If you are meeting the Realtor® for the first time, obviously you can’t compliment him or her since you don’t actually know them. In that case edify the company that is representing the potential buyers. For example:

“John and Mary, let me compliment you on choosing XXY Real Estate Company as your Broker. They have a fantastic reputation in the marketplace.”

2. Give the Realtor® the Stage

Remember that the Realtor’s® clients are paying him or her to do a good job.

If they just show up and don’t add to the process, it may appear as though they aren’t doing their job at all.

So help them out and give them stage. To do so, simply ask, “Ed, Would you mind telling me how the home search is going so far?”

3. Ask the Realtor® for Permission to Ask Questions Directly to the Client

This approach demonstrates genuine respect the Realtor’s® position as their client’s agent.

During the prior step you will most likely only hear about bedroom count, price point and timeframe, but there is so much more to discover.

To uncover more of the client’s mission ask something like this:

“Ed, would you mind if I asked John and Mary a few quick questions so I can make the best use of your time here at our community?”

Too many times new home sales people jump right in to asking the clients questions and cut Realtors® out of the process.

Instead, ask permission, it makes them look good.

If you want higher co-broke rates, more traffic, and additional income, put these strategies into effect today.

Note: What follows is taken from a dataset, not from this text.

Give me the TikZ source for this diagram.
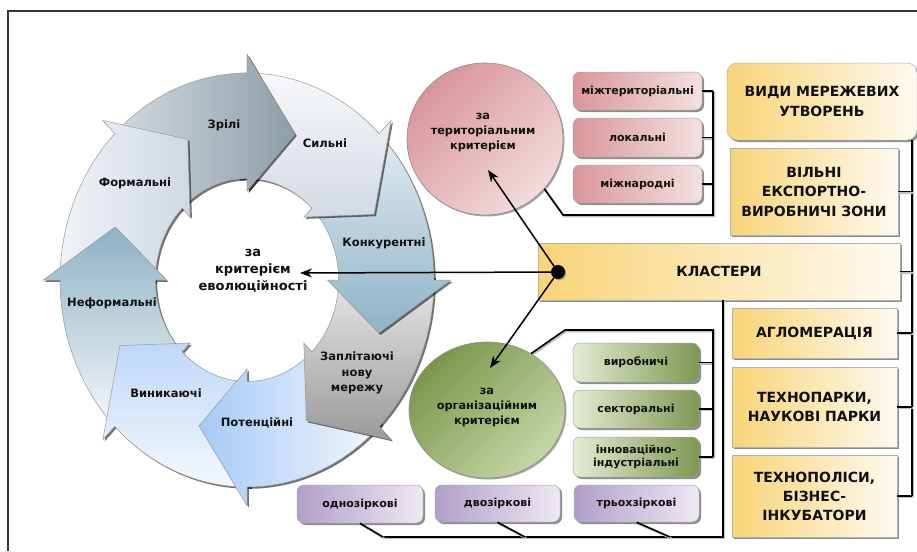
\documentclass[tikz,border=0pt]{standalone}
\usepackage{fontspec}
\setmainfont{DejaVu Sans}
\usetikzlibrary{shadows,arrows.meta,calc,shapes.geometric}
\definecolor{pinkD}{HTML}{D9969A}
\definecolor{pinkL}{HTML}{F4E0E0}
\definecolor{grnD}{HTML}{7E9752}
\definecolor{grnL}{HTML}{E4ECD3}
\definecolor{purD}{HTML}{B29EC8}
\definecolor{purL}{HTML}{EDE9F3}
\definecolor{yelD}{HTML}{F8D478}
\definecolor{yelL}{HTML}{FEFAF0}
\definecolor{txt}{HTML}{111111}
\definecolor{zriA}{HTML}{D3DAE0}
\definecolor{zriB}{HTML}{8D9EA8}
\definecolor{sylA}{HTML}{F7F8FA}
\definecolor{sylB}{HTML}{D3DAE4}
\definecolor{konA}{HTML}{E3EDF3}
\definecolor{konB}{HTML}{8FB2C6}
\definecolor{zapA}{HTML}{E8E8E8}
\definecolor{zapB}{HTML}{9A9A9A}
\definecolor{potA}{HTML}{A6CAF5}
\definecolor{potB}{HTML}{F3F8FE}
\definecolor{vynA}{HTML}{BED8F8}
\definecolor{vynB}{HTML}{F4F8FD}
\definecolor{nefA}{HTML}{8EB2C5}
\definecolor{nefB}{HTML}{F6F8FA}
\definecolor{forA}{HTML}{F0F3F7}
\definecolor{forB}{HTML}{D0D8E3}
\definecolor{terD}{HTML}{D8959A}
\definecolor{terL}{HTML}{F3DCDD}
\definecolor{orgD}{HTML}{7B974C}
\definecolor{orgL}{HTML}{C5D6A6}
\tikzset{
  boxshadow/.style={drop shadow={shadow xshift=2pt,shadow yshift=-2pt,fill=black!75,opacity=.6}},
  smallbox/.style={draw=black!35, line width=0.5pt, rounded corners=7pt, minimum width=#1, inner sep=1pt, align=center, boxshadow, font=\bfseries\fontsize{11}{13.5}\selectfont, text=txt},
  pinkbox/.style={smallbox=129pt, minimum height=38pt, left color=pinkD, right color=pinkL},
  grnbox/.style={smallbox=126pt, minimum height=38pt, left color=grnL, right color=grnD},
  purbox/.style={smallbox=125pt, minimum height=37pt, left color=purD, right color=purL},
  yelbox/.style={draw=black!30, line width=0.5pt, left color=yelD, right color=yelL, boxshadow, align=center, inner sep=0pt, font=\bfseries\fontsize{14}{19.5}\selectfont, text=txt},
  cyclbl/.style={font=\bfseries\fontsize{11.5}{15.5}\selectfont, text=txt, align=center, inner sep=0pt},
  ctext/.style={font=\bfseries\fontsize{11.3}{15}\selectfont, text=txt, align=center, inner sep=0pt},
  critc/.style={ellipse, draw=black!45, line width=0.6pt, inner sep=0pt, drop shadow={shadow xshift=1.5pt,shadow yshift=-1.5pt,fill=black!70,opacity=.5}},
  cyc/.style={draw=black!40, line width=0.5pt, drop shadow={shadow xshift=1.8pt,shadow yshift=-1.8pt,fill=black,opacity=.55}},
  conn/.style={draw=black, line width=1.6pt, preaction={draw=black!25, line width=2.2pt, transform canvas={xshift=1.2pt,yshift=-1.2pt}}},
  arr/.style={draw=black, line width=1.5pt, -{Stealth[length=12pt,width=9pt]}}
}
\newcommand\cycarrow[2]{%
  \pgfmathsetmacro\cycS{#1+46}%
  \pgfmathsetmacro\cycT{#1-20}%
  \path[#2] plot[domain=\cycS:#1,samples=30] ({247+187*cos(\x)},{280-207*sin(\x)})
    -- ({247+1.09*187*cos(#1)},{280-1.09*207*sin(#1)})
    -- ({247+0.75*187*cos(\cycT)},{280-0.75*207*sin(\cycT)})
    -- ({247+0.43*187*cos(#1)},{280-0.43*207*sin(#1)})
    -- plot[domain=#1:\cycS,samples=30] ({247+0.49*187*cos(\x)},{280-0.49*207*sin(\x)})
    -- cycle;}
\begin{document}
\begin{tikzpicture}[x=1pt,y=-1pt]
\useasboundingbox (0,0) rectangle (917,551);
\fill[white] (0,0) rectangle (917,551);
% frame
\draw[line width=1.4pt, black!80] (8,551) -- (8,11) -- (917,11);

% cycle of arrows
\cycarrow{90}{cyc, left color=zriA, right color=zriB}
\cycarrow{135}{cyc, left color=forA, right color=forB}
\cycarrow{180}{cyc, top color=nefA, bottom color=nefB}
\cycarrow{-135}{cyc, top color=vynA, bottom color=vynB}
\cycarrow{-90}{cyc, left color=potA, right color=potB}
\cycarrow{-45}{cyc, top color=zapA, bottom color=zapB}
\cycarrow{0}{cyc, top color=konA, bottom color=konB}
\cycarrow{45}{cyc, top color=sylA, bottom color=sylB}
\begin{scope}
  \clip (240,0) rectangle (330,300);
  \cycarrow{90}{cyc, left color=zriA, right color=zriB}
\end{scope}

% cycle labels
\node[cyclbl] (lzr) at (224,125) {Зрілі};
\node[cyclbl] (lsy) at (325,143) {Сильні};
\node[cyclbl] (lfo) at (135,183) {Формальні};
\node[cyclbl] (lko) at (384,243) {Конкурентні};
\node[cyclbl] (lne) at (112,303) {Неформальні};
\node[cyclbl] (lza) at (357,373) {Заплітаючі\\нову\\мережу};
\node[cyclbl] (lvy) at (166,393) {Виникаючі};
\node[cyclbl] (lpo) at (257,423) {Потенційні};
\node[font=\bfseries\fontsize{13}{17}\selectfont, text=txt, align=center, inner sep=0pt] (crit) at (253,271) {за\\критерієм\\еволюційності};

% criterion circles
\node[critc, minimum width=156pt, minimum height=152pt, top color=terD, bottom color=terL, shading angle=45] (terr) at (485,139) {};
\node[ctext] (terrt) at (483,133) {за\\територіальним\\критерієм};
\node[critc, minimum width=156pt, minimum height=136pt, top color=orgD, bottom color=orgL, shading angle=45] (org) at (487,410) {};
\node[ctext] (orgt) at (487,408) {за\\організаційним\\критерієм};

% pink boxes
\node[pinkbox] (p1) at (637.5,91) {міжтериторіальні};
\node[pinkbox, minimum height=39pt] (p2) at (637.5,137.5) {локальні};
\node[pinkbox] (p3) at (637.5,184) {міжнародні};
% green boxes
\node[grnbox, minimum height=39pt] (g1) at (636,362.5) {виробничі};
\node[grnbox] (g2) at (636,409) {секторальні};
\node[grnbox, minimum height=40pt] (g3) at (636,457) {інноваційно-\\індустріальні};
% purple boxes
\node[purbox, minimum width=126pt, minimum height=38pt] (s1) at (360,504) {однозіркові};
\node[purbox] (s2) at (497.5,503.5) {двозіркові};
\node[purbox] (s3) at (636.5,503.5) {трьохзіркові};

% yellow boxes
\node[yelbox, rounded corners=10pt, minimum width=190pt, minimum height=77pt] (y1) at (822,101.5) {ВИДИ МЕРЕЖЕВИХ\\УТВОРЕНЬ};
\node[yelbox, minimum width=168pt, minimum height=87pt] (y2) at (814,191.5) {ВІЛЬНІ\\ЕКСПОРТНО-\\ВИРОБНИЧІ ЗОНИ};
\node[yelbox, minimum width=362pt, minimum height=57pt] (kl) at (719,271.5) {КЛАСТЕРИ};
\node[yelbox, minimum width=165pt, minimum height=50pt] (y3) at (814.5,333) {АГЛОМЕРАЦІЯ};
\node[yelbox, minimum width=165pt, minimum height=80pt] (y4) at (814.5,407) {ТЕХНОПАРКИ,\\НАУКОВІ ПАРКИ};
\node[yelbox, minimum width=165pt, minimum height=82pt, font=\bfseries\fontsize{14}{19}\selectfont] (y5) at (814.5,496) {ТЕХНОПОЛІСИ,\\БІЗНЕС-\\ІНКУБАТОРИ};

% bracket coordinates
\coordinate (pbt) at (713,91);
\coordinate (pbb) at (713,215);
\coordinate (pbl) at (563,215);
\coordinate (gbt) at (713,330);
\coordinate (gbl) at (565,330);
\coordinate (rtop) at (912,140);
\coordinate (rbot) at (912,496);
\coordinate (sv) at (723,537);
\coordinate (sl) at (383,537);
\coordinate (s2e) at (525,537);
\coordinate (s3e) at (670,537);

% pink bracket
\draw[conn] (p1.east) -- (p1.east -| pbt);
\draw[conn] (p2.east) -- (p2.east -| pbt);
\draw[conn] (p3.east) -- (p3.east -| pbt);
\draw[conn] (pbt) -- (pbb) -- (pbl) -- (terr.-40);
% green bracket
\draw[conn] (g1.east) -- (g1.east -| gbt);
\draw[conn] (g2.east) -- (g2.east -| gbt);
\draw[conn] (g3.east) -- (g3.east -| gbt);
\draw[conn] (g3.east -| gbt) -- (gbt) -- (gbl) -- (org.52);
% right bracket
\draw[conn] (rtop) -- (rbot);
\draw[conn] (y2.east) -- (y2.east -| rtop);
\draw[conn] (kl.east) -- (kl.east -| rtop);
\draw[conn] (y3.east) -- (y3.east -| rtop);
\draw[conn] (y4.east) -- (y4.east -| rtop);
\draw[conn] (y5.east) -- (y5.east -| rtop);
% purple bracket
\draw[conn] (kl.south -| sv) -- (sv) -- (sl);
\draw[conn] (s1.south) -- (sl);
\draw[conn] (s2.south) -- (s2e);
\draw[conn] (s3.south) -- (s3e);

% hub and arrows
\node[circle, fill=black, minimum size=14pt, inner sep=0pt, drop shadow={shadow xshift=1.2pt,shadow yshift=-1.2pt,fill=black!60,opacity=.5}] (dot) at (558,272) {};
\coordinate (tev) at (300,273);
\coordinate (tter) at (488,170);
\coordinate (torg) at (490,368);
\draw[arr] (dot) -- (tev);
\draw[arr] (dot) -- (tter);
\draw[arr] (dot) -- (torg);
\end{tikzpicture}
\end{document}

Your bank account will thank you. And you’ll have a better shot at changing someone’s world.


FREE TRAINING:
Get BRAND-NEW episodes of Jeff’s 5 Minute Sales Training sent to your inbox every Saturday!

Sign up below.

 

About the Author: Ryan Taft

Ryan Taft is consumed with a passion for helping others achieve breakthrough results in sales, business and life. With a career spanning two decades training and coaching sales teams from call centers to new home sales to Realtors®, Ryan combines his knowledge of human performance, psychology and sales skills development to deliver extraordinarily engaging, energizing and insightful training experiences that drive peak performance at all levels.  Learn more at jeffshore.com and follow Ryan on Twitter.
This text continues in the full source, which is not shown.